Managers are key to employee retention and productivity. But many companies don’t promote into management the people who would do the best job as managers.
The importance of first level managers to employee retention is a conclusion confirmed by many research studies. Motivating and coaching staff members helps employee engagement, which boosts retention and productivity both. But this will be easier if the right people are in the job in the first place.
The most common promotion method is to move your best workers into management. That sometimes works, but not always. Remember the Peter Principle, that people rise to their level of incompetence? People are promoted until they no longer do a good job, and then they stay in that position—doing a poor job.

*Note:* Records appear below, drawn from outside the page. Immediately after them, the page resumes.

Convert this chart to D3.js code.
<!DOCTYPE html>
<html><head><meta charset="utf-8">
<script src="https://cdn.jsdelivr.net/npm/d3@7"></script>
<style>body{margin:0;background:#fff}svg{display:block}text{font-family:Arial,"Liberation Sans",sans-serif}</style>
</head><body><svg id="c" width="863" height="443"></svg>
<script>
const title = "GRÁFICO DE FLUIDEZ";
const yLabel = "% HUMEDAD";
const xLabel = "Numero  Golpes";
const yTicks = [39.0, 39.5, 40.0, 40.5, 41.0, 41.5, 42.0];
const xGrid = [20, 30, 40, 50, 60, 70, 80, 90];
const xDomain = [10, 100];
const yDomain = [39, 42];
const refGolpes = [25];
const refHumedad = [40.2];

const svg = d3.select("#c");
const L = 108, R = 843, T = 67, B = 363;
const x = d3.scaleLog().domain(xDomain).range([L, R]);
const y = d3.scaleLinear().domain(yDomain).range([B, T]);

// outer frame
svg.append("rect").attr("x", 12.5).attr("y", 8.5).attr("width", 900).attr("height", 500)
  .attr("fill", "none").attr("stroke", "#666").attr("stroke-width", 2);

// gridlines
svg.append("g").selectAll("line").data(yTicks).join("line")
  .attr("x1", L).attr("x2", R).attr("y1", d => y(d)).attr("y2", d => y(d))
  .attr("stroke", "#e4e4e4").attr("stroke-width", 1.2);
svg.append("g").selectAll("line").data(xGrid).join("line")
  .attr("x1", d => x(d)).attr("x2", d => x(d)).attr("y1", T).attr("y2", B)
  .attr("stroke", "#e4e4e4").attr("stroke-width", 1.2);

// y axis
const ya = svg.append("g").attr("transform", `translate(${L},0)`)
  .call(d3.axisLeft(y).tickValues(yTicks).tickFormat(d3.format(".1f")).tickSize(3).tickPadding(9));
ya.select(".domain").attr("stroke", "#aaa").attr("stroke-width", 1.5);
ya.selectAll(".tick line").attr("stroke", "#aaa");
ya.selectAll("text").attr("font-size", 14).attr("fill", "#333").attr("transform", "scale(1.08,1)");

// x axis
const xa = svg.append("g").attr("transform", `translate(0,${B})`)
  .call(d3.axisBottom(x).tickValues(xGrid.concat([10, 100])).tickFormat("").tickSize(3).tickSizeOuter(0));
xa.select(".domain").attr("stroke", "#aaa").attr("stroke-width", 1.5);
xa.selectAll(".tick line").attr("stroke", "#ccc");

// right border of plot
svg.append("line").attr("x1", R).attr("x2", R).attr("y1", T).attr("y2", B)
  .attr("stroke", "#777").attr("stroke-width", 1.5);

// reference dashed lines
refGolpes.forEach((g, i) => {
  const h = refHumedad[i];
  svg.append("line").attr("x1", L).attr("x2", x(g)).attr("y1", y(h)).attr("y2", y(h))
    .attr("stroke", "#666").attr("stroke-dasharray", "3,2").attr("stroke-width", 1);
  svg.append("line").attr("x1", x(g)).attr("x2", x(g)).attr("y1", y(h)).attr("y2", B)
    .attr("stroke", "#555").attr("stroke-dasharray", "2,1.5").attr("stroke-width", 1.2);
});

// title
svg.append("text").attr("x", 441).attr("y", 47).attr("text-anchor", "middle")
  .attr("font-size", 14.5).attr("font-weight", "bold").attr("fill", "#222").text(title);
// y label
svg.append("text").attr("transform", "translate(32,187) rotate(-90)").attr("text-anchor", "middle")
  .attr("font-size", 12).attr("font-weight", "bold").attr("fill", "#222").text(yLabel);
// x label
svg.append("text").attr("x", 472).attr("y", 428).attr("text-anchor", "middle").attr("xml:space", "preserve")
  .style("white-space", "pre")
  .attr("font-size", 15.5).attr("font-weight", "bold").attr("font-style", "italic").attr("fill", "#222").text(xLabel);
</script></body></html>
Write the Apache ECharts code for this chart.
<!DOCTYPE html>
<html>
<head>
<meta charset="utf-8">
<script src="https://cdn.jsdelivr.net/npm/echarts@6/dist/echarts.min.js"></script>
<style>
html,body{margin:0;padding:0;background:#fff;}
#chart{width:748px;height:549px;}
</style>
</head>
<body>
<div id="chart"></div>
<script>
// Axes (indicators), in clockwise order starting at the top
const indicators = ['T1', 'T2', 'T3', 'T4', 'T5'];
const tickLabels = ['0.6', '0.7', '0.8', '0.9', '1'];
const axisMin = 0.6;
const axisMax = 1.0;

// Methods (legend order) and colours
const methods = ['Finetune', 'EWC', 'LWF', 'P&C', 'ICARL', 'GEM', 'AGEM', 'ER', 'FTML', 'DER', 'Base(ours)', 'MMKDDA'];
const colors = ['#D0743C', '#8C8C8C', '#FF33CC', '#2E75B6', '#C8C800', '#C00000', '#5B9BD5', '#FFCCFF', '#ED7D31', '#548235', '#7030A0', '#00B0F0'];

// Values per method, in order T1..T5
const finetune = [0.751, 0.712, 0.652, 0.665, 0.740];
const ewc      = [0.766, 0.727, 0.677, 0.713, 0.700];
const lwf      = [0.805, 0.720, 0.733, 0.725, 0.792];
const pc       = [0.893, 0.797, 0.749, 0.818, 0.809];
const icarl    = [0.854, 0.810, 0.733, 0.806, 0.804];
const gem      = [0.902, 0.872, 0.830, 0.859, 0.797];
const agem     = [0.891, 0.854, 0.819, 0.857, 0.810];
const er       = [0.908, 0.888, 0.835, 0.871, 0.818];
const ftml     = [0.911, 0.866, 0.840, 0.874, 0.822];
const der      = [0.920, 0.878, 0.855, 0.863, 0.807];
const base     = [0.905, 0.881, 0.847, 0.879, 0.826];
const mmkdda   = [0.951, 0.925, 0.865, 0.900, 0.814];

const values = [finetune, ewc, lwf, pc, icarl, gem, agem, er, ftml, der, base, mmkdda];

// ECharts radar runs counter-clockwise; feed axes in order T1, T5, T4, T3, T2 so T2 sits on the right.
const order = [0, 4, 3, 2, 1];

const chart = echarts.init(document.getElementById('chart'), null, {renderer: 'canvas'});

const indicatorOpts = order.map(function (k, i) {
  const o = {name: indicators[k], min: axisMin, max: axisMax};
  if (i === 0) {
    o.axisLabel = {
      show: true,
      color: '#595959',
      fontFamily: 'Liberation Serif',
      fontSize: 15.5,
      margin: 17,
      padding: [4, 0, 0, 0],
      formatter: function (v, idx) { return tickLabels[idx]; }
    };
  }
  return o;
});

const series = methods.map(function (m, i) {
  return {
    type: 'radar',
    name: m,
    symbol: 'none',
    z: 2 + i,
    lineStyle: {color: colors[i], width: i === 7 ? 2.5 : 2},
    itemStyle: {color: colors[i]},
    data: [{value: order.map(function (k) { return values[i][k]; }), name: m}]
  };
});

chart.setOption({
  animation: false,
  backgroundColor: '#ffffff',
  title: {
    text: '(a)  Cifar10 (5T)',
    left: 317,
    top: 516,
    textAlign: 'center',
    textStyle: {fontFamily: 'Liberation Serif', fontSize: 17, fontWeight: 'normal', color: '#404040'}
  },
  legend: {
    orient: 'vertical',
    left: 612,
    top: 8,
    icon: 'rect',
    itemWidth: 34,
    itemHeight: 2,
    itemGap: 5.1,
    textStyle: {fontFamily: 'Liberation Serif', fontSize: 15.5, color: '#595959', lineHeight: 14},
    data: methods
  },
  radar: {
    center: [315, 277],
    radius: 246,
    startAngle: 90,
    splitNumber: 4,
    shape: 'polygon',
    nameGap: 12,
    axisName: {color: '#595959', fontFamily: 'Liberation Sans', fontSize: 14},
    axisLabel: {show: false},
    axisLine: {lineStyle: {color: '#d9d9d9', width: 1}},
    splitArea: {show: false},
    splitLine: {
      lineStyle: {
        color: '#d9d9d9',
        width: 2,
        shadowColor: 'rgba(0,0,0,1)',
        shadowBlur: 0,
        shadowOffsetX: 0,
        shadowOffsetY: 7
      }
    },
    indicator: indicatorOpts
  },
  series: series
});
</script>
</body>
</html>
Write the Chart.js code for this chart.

Now three economists (Alan Benson, Danielle Li and Kelly Shue) have found hard evidence. They looked at sales managers at over 200 companies and found that promoting the best sales people hurt future sales. Dipping into the ranks for the people best-suited to management produces stronger sales.
This is probably true in many other fields. My computer programmer friends tell me the top coders are often not the top managers. A great cop may not be a good supervisor of other police officers.
But there is a risk in NOT promoting your best workers—you’ll discourage them. The possibility of promotion incents people to do their best.
So consider this strategy. First, look at your top-performing people and let them know they may be managers someday. Provide “pre-training” so they understand the person-to-person work needed. It’s not just cracking the whip, as I’m sure you know—but maybe the workers don’t know. The best managers tailor their conversations to the individual employee. Some people thrive on competition, while others freeze. Some are motivated by interesting work, while others enjoy routine. Good managers knows each direct report well enough to encourage in the best possible way.